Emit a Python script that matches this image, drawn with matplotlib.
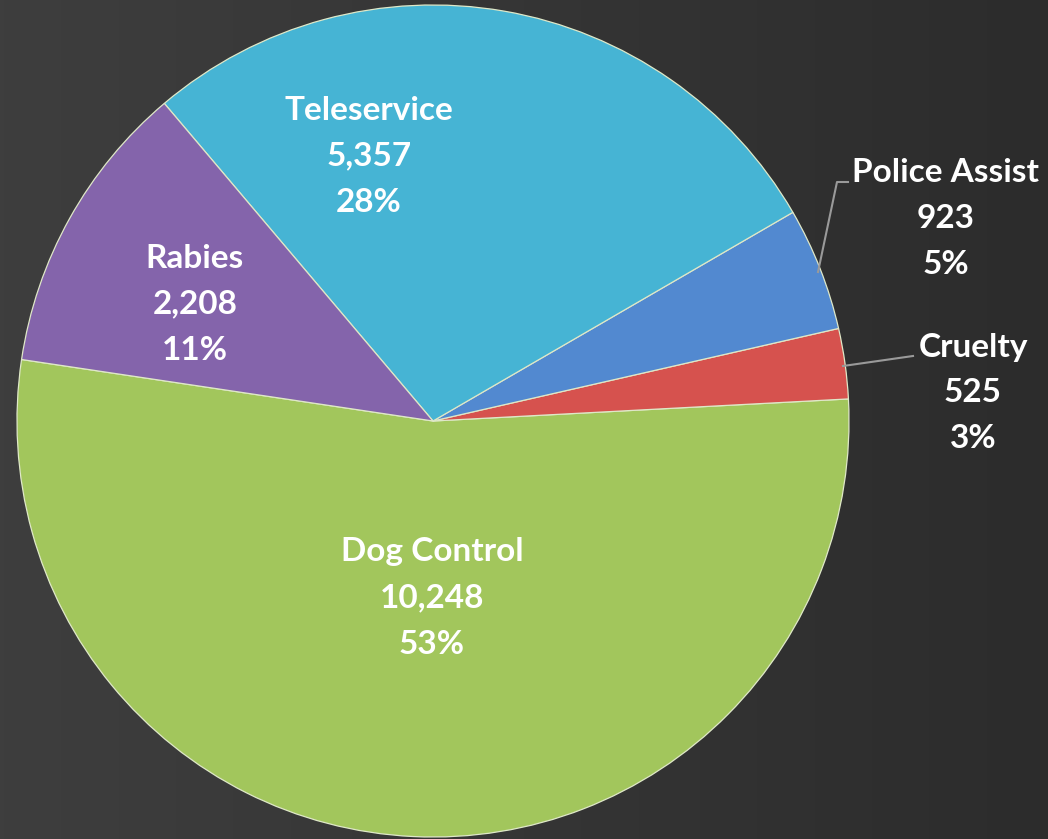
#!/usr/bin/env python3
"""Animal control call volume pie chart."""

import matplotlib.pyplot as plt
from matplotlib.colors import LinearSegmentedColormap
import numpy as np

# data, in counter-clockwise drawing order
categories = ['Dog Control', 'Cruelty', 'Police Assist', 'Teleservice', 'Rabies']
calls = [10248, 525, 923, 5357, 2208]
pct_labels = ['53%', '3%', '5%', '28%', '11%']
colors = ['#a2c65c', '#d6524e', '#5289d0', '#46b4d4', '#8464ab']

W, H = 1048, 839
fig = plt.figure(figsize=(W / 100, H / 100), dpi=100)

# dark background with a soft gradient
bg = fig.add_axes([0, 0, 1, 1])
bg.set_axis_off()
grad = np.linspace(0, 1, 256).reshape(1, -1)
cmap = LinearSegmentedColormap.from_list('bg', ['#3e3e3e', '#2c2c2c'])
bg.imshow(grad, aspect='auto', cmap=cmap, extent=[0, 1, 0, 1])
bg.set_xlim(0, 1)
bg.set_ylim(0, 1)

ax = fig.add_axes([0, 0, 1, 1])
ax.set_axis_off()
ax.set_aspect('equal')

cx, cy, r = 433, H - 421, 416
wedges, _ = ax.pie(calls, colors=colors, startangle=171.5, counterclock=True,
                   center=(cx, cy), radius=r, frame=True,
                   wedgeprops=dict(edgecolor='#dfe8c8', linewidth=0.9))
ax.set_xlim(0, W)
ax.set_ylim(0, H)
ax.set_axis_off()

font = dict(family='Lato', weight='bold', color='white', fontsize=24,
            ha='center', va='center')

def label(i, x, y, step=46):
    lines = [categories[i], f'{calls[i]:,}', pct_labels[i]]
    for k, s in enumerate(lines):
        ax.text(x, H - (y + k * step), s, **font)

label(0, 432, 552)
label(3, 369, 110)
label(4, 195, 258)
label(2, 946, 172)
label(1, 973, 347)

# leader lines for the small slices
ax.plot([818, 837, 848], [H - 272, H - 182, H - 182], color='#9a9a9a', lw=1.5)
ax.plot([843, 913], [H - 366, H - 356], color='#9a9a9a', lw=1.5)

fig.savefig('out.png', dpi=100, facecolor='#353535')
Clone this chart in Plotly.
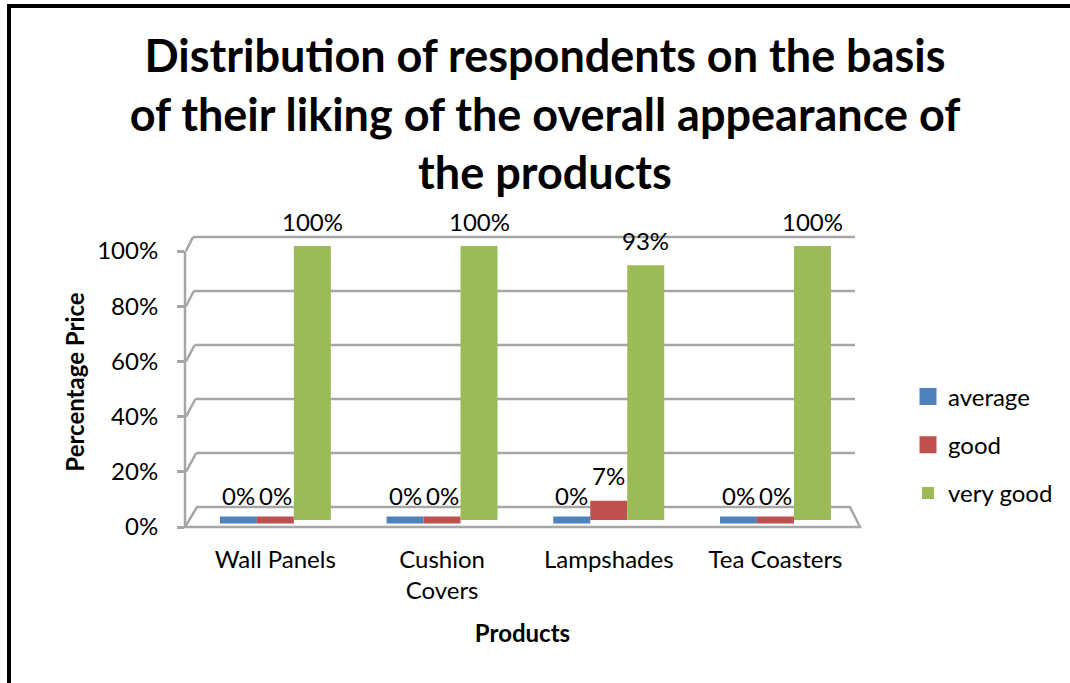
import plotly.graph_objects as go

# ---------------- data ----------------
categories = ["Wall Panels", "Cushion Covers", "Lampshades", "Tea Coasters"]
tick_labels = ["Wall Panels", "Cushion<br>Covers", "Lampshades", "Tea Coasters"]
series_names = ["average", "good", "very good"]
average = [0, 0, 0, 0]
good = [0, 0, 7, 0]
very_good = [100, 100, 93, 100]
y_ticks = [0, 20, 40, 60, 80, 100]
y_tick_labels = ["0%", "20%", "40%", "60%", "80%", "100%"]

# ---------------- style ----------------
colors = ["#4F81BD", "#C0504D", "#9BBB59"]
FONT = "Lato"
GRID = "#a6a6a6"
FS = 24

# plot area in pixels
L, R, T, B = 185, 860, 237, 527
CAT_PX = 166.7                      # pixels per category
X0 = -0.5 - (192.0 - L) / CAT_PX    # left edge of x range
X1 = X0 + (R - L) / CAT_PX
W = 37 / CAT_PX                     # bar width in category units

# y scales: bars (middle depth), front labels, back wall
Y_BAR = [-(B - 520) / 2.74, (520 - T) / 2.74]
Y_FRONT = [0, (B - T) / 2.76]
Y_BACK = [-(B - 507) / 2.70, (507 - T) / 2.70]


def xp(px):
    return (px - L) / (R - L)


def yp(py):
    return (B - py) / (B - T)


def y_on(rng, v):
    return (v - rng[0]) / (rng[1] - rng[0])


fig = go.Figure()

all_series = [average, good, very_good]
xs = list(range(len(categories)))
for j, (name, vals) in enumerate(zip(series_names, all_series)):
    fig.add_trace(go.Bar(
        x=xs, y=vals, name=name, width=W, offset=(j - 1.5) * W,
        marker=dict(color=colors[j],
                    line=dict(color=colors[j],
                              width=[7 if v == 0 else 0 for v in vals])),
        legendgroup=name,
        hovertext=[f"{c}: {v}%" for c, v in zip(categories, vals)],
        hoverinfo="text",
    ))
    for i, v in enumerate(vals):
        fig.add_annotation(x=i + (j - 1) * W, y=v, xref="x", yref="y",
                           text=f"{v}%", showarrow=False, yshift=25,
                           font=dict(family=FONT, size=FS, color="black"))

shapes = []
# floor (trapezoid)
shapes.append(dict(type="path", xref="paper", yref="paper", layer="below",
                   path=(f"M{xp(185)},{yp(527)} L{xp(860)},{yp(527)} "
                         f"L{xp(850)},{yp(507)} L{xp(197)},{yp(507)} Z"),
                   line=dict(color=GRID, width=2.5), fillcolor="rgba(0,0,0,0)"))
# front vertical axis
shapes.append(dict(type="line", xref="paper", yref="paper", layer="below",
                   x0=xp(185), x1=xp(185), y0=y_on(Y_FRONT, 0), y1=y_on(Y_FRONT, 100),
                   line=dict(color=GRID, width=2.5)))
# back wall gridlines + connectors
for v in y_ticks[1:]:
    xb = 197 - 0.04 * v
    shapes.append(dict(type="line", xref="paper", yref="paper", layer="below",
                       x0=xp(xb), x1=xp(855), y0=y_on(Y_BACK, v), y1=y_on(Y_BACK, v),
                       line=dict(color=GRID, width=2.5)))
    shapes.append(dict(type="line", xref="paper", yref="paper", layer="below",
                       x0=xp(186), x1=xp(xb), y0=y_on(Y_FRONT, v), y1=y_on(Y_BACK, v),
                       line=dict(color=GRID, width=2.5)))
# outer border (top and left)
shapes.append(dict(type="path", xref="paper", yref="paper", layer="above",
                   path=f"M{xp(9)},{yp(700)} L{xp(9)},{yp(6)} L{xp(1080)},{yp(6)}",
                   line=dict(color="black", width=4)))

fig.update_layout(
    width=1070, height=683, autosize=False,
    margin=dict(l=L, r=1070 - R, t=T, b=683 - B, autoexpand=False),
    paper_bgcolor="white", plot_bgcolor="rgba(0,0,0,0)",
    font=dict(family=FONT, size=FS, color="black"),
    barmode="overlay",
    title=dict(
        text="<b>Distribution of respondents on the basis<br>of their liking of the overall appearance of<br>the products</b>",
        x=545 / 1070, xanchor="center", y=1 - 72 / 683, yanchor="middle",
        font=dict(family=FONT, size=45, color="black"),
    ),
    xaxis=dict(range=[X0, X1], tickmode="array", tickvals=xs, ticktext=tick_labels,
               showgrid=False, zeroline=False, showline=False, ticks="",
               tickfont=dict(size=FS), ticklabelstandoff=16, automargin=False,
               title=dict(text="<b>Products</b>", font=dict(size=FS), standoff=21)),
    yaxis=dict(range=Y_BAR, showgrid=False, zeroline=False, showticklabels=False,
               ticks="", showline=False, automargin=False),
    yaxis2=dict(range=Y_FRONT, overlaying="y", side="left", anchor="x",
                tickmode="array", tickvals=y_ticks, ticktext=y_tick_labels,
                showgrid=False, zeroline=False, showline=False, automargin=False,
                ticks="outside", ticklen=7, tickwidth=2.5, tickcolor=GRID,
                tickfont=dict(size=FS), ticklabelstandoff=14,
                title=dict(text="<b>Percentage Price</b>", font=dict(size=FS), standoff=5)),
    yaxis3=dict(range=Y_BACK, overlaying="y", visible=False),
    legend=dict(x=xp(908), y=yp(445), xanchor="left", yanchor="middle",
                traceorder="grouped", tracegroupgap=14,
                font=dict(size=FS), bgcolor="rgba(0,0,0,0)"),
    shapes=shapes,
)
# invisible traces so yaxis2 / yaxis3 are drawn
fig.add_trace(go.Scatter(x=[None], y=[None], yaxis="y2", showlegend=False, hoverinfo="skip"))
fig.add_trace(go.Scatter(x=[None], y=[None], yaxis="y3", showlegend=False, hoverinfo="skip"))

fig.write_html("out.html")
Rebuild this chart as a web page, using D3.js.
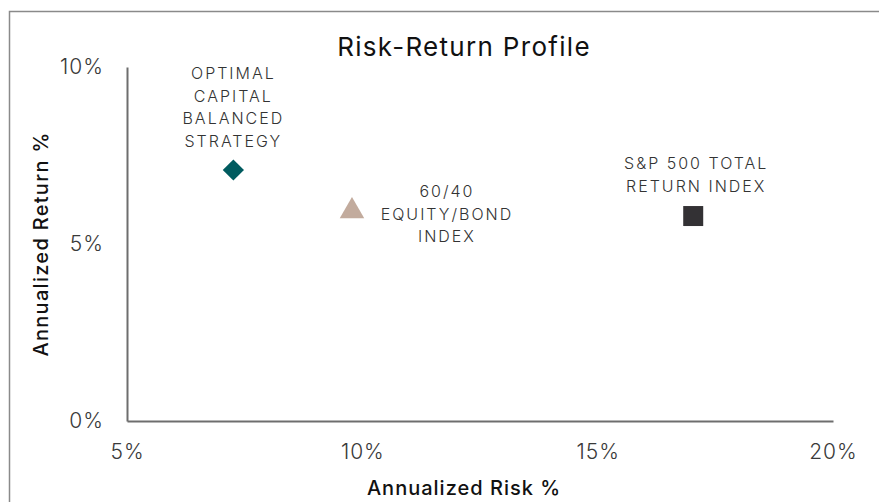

________________________

Given problem>
Above are the records. Print exactly the lines from the one containing "Clone this chart in Plotly." to the one containing "fig = go.Figure()", both included, and nothing else; pictures are excluded.

Exercise solution>
Clone this chart in Plotly.
import plotly.graph_objects as go

# ---------------- data ----------------
categories = ["Wall Panels", "Cushion Covers", "Lampshades", "Tea Coasters"]
tick_labels = ["Wall Panels", "Cushion<br>Covers", "Lampshades", "Tea Coasters"]
series_names = ["average", "good", "very good"]
average = [0, 0, 0, 0]
good = [0, 0, 7, 0]
very_good = [100, 100, 93, 100]
y_ticks = [0, 20, 40, 60, 80, 100]
y_tick_labels = ["0%", "20%", "40%", "60%", "80%", "100%"]

# ---------------- style ----------------
colors = ["#4F81BD", "#C0504D", "#9BBB59"]
FONT = "Lato"
GRID = "#a6a6a6"
FS = 24

# plot area in pixels
L, R, T, B = 185, 860, 237, 527
CAT_PX = 166.7                      # pixels per category
X0 = -0.5 - (192.0 - L) / CAT_PX    # left edge of x range
X1 = X0 + (R - L) / CAT_PX
W = 37 / CAT_PX                     # bar width in category units

# y scales: bars (middle depth), front labels, back wall
Y_BAR = [-(B - 520) / 2.74, (520 - T) / 2.74]
Y_FRONT = [0, (B - T) / 2.76]
Y_BACK = [-(B - 507) / 2.70, (507 - T) / 2.70]


def xp(px):
    return (px - L) / (R - L)


def yp(py):
    return (B - py) / (B - T)


def y_on(rng, v):
    return (v - rng[0]) / (rng[1] - rng[0])


fig = go.Figure()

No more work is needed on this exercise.